>> begin Extracted data

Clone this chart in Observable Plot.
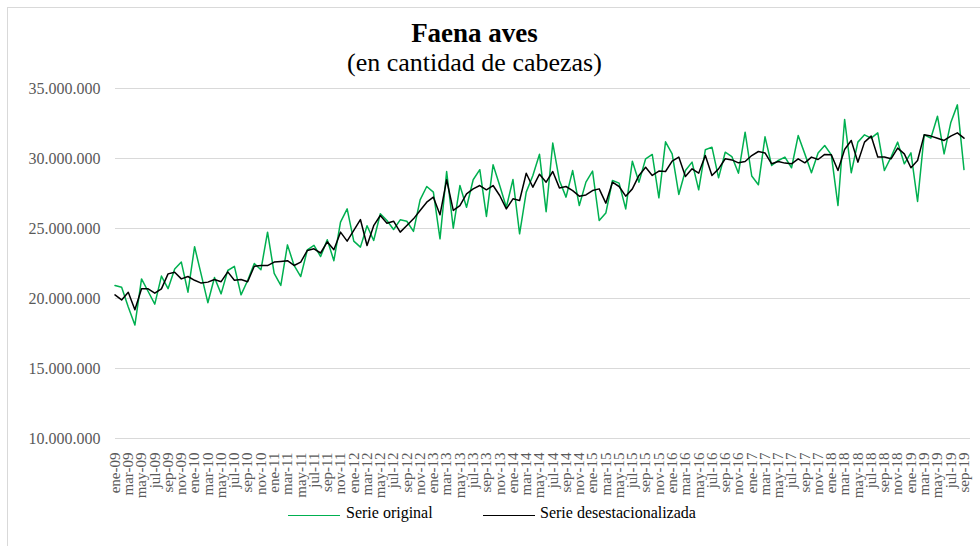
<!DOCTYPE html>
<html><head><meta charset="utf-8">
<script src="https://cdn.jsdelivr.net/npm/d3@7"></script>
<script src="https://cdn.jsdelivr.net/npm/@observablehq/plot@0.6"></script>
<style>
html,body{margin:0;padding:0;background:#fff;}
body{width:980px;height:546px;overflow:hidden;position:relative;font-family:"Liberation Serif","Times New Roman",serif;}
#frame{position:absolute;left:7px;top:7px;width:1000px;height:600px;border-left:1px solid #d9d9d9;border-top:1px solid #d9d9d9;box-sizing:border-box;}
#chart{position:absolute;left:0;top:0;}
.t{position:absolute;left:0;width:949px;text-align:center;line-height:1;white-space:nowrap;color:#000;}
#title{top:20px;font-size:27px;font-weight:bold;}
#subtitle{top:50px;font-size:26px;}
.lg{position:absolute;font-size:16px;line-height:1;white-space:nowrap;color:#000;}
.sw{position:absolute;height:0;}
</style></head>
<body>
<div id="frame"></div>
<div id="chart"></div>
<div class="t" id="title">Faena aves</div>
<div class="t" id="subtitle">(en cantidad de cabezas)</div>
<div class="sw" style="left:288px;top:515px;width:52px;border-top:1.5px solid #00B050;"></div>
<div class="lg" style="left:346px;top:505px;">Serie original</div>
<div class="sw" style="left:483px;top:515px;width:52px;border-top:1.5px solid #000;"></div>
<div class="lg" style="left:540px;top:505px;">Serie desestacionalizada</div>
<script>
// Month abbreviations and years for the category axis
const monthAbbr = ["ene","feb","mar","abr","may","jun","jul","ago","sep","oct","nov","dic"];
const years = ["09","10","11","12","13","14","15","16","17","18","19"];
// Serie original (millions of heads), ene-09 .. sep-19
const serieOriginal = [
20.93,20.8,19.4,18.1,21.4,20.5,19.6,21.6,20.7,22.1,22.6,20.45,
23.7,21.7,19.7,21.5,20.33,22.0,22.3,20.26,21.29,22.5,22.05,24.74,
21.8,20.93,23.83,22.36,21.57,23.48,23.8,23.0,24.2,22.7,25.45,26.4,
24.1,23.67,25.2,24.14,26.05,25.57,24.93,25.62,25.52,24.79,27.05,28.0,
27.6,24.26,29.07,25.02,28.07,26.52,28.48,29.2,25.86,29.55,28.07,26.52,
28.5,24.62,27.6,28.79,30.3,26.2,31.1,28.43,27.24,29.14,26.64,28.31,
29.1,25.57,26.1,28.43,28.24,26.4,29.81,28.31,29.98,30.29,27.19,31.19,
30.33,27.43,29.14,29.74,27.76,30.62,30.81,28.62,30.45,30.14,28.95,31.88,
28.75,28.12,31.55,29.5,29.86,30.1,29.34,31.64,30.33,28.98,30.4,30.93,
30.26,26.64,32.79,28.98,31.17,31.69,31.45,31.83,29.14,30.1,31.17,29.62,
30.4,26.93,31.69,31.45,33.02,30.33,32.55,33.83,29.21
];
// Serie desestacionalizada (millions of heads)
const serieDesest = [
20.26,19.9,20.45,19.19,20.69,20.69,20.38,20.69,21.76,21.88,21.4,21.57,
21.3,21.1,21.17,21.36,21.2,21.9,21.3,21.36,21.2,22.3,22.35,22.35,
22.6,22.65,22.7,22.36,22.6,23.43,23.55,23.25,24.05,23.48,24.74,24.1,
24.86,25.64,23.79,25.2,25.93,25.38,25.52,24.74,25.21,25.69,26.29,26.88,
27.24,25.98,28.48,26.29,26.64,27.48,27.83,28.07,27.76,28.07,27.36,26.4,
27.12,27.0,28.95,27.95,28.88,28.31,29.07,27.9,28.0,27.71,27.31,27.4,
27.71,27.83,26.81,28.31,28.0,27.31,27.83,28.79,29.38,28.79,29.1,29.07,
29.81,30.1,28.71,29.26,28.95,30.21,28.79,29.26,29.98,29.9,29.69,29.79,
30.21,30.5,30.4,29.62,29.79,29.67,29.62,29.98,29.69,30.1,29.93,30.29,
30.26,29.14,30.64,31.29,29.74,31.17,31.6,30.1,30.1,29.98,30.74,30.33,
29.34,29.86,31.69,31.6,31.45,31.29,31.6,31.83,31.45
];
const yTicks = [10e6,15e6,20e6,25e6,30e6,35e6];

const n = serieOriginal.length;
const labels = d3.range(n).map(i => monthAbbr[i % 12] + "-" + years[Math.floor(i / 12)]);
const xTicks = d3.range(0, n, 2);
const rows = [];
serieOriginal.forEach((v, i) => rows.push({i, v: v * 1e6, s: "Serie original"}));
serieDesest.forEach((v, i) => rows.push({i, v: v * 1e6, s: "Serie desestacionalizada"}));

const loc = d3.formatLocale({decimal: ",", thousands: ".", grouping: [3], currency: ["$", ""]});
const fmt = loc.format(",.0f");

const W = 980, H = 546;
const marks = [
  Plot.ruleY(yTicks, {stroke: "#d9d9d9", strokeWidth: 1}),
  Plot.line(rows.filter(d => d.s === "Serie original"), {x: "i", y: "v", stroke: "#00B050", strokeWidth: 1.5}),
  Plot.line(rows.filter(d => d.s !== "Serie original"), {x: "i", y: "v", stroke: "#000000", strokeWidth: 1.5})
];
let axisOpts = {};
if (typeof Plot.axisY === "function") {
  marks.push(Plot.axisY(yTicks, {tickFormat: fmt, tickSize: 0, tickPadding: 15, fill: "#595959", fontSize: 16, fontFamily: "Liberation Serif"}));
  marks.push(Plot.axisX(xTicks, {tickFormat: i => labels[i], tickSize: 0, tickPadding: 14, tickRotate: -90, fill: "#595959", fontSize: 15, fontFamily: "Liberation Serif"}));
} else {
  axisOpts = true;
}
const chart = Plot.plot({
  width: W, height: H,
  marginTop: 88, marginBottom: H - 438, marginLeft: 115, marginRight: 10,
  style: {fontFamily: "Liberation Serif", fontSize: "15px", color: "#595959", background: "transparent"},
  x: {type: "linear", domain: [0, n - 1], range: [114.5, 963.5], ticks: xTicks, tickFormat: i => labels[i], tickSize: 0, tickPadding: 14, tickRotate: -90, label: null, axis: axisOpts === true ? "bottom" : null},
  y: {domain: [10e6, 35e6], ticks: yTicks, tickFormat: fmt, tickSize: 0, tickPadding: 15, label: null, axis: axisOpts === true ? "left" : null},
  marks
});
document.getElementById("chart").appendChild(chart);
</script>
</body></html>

>> end Extracted data
>> begin Extracted data

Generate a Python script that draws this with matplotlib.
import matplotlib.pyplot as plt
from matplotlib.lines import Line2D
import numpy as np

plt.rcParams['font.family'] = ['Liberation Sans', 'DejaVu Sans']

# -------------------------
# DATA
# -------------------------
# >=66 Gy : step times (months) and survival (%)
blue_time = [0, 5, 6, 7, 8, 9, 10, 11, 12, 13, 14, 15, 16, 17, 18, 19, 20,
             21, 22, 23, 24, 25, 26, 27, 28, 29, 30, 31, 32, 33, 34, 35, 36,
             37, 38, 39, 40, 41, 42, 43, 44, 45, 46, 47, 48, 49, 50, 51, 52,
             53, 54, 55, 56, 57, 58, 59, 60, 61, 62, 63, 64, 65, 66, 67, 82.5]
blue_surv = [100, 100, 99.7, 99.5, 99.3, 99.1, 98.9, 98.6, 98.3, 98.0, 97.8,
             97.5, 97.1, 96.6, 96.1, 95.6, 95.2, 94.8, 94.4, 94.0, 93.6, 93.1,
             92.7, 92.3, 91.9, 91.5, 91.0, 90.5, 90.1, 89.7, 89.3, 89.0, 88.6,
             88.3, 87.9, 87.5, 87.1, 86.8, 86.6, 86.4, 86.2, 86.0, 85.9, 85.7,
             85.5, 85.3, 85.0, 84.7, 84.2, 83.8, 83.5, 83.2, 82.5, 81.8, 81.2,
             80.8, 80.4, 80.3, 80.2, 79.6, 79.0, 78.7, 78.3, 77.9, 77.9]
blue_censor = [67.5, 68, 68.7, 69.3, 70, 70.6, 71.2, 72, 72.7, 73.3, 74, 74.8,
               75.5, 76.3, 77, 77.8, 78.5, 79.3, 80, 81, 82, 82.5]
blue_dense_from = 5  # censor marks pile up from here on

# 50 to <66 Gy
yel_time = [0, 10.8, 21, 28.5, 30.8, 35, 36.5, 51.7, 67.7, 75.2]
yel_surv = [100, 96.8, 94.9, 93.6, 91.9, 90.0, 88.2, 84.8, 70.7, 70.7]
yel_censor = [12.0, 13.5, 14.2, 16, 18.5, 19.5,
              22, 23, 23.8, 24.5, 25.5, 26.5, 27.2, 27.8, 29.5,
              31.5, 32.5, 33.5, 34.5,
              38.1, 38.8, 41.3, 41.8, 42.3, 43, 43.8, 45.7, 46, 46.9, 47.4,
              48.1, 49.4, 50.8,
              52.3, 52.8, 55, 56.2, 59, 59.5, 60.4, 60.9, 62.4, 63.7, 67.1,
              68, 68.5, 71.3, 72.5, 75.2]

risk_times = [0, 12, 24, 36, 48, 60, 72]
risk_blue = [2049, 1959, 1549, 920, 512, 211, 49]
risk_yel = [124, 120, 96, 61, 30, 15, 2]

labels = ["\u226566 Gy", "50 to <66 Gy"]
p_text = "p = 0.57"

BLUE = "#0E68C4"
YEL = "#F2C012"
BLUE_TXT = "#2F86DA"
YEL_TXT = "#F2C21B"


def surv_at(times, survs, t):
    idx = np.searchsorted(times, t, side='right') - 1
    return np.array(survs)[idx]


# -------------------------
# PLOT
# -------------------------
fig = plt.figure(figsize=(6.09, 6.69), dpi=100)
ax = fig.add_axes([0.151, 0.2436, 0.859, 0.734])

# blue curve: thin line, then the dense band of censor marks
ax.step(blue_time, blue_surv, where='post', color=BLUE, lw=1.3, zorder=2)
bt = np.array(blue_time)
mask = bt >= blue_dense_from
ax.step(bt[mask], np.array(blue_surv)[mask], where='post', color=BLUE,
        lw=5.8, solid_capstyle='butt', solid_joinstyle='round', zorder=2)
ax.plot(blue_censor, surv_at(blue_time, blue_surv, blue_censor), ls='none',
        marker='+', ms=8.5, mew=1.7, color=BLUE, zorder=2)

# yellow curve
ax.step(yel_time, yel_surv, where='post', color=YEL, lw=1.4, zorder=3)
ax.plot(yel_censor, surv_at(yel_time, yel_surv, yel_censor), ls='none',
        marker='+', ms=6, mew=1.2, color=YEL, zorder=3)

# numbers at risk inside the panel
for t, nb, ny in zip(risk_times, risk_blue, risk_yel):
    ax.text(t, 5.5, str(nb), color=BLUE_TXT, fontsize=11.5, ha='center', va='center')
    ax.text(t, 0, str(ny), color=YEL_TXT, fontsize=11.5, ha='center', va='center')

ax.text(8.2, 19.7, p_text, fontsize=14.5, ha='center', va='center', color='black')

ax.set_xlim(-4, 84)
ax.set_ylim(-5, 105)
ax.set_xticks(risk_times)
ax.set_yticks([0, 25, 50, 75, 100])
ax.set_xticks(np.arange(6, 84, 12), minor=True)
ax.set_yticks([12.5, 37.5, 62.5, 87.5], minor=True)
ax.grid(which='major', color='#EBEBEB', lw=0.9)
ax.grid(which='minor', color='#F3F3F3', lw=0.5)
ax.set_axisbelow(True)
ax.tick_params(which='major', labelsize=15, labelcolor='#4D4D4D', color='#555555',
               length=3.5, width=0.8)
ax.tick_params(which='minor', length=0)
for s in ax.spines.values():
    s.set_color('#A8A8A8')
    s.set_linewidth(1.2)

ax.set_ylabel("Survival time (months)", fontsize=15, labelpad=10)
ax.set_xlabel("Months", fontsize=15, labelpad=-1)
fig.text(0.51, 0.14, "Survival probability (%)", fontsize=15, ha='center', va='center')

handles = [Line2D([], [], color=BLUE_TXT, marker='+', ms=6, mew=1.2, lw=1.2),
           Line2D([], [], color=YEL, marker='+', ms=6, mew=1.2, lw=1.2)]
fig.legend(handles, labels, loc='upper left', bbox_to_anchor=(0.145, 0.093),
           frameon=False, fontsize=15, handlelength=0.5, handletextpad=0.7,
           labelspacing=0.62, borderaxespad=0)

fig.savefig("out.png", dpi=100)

>> end Extracted data

→ **Problem to solve**
Starting with the line that contains "Generate a Python", repeat each line exactly, and stop once the line that contains "plt.rcParams['font.family'] = ['Liberation" has been repeated.

→ **Problem solution**
Generate a Python script that draws this with matplotlib.
import matplotlib.pyplot as plt
from matplotlib.lines import Line2D
import numpy as np

plt.rcParams['font.family'] = ['Liberation Sans', 'DejaVu Sans']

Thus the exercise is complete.